My Sundays have always been about being a bum – lying around with my roommates watching old episodes of “Friends” that we know all the lines to. Maybe, if we’re feeling motivated, we’ll make a half-ass attempt to get to the gym or crack open a book.

However, the last two Sundays of my life were hijacked for one reason – Powder Puff practice – and I was not happy about it. (I’m a creature of habit, what can you do?) Let me just say that I appreciate sports as much as the next girl, but I like to do so from the sidelines, or, preferably, a seat in the bleachers where I can enjoy a halftime cocktail.

I’m a former cheerleader; I was never meant to participate, trust me. So, trying to learn the football basics with three whistle-yielding boys was not my idea of Sunday Funday. I expected the strategizing to stop once practice ended, but it followed us to class, to the bar on Tuesday night, and into the weekend festivities where I found myself talking offense with Coach Bill out on the Point deck. (I can spell o-f-f-e-n-s-e, but that’s pretty much where it ends.)

I guess I never realized the degree to which guys take their obsession with sports.

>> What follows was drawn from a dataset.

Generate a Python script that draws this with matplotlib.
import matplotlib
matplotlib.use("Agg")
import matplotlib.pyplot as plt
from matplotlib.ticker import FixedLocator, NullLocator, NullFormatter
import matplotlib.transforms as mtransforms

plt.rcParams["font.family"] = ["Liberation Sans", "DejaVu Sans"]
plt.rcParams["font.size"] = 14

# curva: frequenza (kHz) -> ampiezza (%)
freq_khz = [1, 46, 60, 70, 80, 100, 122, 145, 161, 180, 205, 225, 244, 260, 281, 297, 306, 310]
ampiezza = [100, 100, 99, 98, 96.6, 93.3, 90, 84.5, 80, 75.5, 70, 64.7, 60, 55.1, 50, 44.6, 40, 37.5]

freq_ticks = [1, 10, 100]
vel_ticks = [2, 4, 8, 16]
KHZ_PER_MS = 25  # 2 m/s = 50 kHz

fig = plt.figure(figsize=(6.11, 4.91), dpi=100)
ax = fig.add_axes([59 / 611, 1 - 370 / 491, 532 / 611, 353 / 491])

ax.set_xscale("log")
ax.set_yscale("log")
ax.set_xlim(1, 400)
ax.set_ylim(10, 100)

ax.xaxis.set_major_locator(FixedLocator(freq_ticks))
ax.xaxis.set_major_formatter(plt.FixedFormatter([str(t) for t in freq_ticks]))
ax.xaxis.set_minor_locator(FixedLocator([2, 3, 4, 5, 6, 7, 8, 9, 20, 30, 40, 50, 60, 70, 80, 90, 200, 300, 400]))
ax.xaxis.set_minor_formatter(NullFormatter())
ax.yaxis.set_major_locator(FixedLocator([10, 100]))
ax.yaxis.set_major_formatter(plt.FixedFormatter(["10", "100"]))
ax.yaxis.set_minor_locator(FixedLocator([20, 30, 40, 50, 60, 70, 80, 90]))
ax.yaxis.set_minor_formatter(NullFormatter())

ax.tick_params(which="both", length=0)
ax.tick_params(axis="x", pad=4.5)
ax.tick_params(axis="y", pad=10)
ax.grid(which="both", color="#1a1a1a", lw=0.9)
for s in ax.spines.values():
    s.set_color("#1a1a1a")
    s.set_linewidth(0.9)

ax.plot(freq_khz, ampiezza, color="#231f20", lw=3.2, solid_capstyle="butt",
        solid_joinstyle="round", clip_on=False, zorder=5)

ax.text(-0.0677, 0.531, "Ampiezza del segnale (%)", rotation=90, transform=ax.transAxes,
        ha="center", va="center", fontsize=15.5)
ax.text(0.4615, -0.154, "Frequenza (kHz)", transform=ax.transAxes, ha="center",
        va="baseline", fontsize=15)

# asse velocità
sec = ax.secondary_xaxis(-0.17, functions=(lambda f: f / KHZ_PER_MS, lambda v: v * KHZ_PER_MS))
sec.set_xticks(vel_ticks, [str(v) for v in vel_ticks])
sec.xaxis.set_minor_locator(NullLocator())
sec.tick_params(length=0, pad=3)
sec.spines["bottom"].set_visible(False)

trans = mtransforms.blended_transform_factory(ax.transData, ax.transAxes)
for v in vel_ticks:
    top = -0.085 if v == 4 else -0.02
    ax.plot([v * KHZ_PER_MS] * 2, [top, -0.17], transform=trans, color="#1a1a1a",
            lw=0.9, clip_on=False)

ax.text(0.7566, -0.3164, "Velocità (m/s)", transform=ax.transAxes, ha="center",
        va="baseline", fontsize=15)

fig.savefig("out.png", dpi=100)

When they’re not watching an event, they’re talking about it – or referencing game four of the ’95 World Series. You know, that double play in the bottom of the third when the ump made that terrible call? No, I actually have no idea what you’re talking about nor am I impressed with your long-term memory skills. Maybe it’s a testament to your masculinity.

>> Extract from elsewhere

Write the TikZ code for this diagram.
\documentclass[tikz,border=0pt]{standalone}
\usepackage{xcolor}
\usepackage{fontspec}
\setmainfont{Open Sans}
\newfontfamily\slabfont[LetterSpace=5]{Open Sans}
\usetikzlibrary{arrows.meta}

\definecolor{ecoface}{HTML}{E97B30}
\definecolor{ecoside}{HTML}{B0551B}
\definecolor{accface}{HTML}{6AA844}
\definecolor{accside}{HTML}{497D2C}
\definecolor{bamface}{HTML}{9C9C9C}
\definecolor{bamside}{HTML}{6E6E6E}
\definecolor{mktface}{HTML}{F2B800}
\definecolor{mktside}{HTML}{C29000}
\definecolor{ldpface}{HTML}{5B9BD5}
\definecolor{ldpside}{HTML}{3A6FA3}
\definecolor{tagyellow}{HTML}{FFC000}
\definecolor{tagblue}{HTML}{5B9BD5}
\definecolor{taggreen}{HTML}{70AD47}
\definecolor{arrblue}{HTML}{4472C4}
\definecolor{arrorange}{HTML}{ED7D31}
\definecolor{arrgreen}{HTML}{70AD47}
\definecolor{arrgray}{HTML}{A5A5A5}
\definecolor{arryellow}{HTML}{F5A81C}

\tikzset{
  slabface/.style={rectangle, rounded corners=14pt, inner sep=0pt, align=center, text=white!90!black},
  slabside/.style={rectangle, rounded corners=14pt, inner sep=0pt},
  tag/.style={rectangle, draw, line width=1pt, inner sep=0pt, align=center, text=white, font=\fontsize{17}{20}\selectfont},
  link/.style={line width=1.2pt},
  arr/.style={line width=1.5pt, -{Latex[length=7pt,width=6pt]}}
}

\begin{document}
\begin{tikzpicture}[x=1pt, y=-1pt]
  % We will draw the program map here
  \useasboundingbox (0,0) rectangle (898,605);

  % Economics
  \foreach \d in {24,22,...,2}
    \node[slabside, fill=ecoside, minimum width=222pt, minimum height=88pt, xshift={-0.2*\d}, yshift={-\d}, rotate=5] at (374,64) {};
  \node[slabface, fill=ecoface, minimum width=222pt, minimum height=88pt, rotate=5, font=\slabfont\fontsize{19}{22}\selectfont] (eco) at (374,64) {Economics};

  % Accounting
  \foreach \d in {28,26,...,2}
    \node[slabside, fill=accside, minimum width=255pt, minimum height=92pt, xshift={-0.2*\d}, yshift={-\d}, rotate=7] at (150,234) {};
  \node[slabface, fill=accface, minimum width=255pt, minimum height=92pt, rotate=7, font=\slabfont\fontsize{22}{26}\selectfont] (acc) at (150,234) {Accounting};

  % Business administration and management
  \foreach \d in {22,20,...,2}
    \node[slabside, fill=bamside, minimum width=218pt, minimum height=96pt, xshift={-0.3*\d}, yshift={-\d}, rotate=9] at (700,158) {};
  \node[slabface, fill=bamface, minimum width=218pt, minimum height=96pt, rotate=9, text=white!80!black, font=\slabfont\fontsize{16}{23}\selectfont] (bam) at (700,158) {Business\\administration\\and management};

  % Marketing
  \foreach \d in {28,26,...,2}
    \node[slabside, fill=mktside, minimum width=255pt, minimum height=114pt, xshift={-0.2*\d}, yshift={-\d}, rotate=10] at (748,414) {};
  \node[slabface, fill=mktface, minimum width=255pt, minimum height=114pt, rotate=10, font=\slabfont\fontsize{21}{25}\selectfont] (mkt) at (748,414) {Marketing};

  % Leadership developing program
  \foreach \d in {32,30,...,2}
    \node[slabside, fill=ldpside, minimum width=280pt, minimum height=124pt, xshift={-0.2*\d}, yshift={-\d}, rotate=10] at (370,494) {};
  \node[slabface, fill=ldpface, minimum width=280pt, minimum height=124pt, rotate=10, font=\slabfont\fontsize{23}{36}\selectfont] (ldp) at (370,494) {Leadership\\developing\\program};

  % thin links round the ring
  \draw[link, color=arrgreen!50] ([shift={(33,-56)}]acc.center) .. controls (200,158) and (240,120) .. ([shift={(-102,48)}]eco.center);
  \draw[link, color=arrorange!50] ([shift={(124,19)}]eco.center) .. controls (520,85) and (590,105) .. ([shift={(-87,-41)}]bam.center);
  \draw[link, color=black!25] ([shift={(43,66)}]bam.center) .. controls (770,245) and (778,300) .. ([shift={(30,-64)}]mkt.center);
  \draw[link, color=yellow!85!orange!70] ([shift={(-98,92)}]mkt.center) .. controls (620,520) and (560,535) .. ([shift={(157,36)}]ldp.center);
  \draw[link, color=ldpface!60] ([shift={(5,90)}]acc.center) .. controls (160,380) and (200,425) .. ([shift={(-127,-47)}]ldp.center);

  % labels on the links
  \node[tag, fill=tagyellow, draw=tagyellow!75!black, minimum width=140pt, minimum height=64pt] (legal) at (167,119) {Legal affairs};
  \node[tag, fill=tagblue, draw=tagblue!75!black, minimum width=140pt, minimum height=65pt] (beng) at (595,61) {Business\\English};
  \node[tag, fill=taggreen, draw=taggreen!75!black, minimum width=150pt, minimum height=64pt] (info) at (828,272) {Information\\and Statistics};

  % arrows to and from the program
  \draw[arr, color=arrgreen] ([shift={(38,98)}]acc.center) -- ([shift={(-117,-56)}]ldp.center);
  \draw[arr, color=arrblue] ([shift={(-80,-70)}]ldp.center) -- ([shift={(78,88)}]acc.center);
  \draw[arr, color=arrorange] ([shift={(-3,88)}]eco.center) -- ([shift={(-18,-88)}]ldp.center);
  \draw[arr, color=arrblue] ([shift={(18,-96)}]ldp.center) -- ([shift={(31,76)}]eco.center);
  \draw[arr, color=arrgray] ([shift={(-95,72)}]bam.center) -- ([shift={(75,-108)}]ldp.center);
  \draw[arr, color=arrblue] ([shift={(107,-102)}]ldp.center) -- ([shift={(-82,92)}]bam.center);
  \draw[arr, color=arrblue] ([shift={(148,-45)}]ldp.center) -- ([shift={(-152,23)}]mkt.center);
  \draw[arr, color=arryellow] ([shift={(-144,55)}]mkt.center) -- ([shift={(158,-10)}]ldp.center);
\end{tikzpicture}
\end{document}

Is it frowned upon by other guys if you can’t remember who won the Super Bowl nine years ago? (I bet you all just said the team name out loud.) Are you less of a man if you don’t keep up with the stats of every Red Sock in the starting lineup? I don’t know about other girls, but I hate the Red Sox because I’m from New Jersey, and it’s the law. The only place I want to see Tom Brady is in People next to Gisele.

Bottom line, boys love sports – playing them, watching them, talking about them.

They love to get sweaty and roll around with each other on the football field, shower together after basketball practice and then walk around the locker room half naked, wear those tight little wrestling outfits … hmm, now I’m starting to wonder if there’s more behind those baseball butt slaps than “Good game, buddy.” Think about it.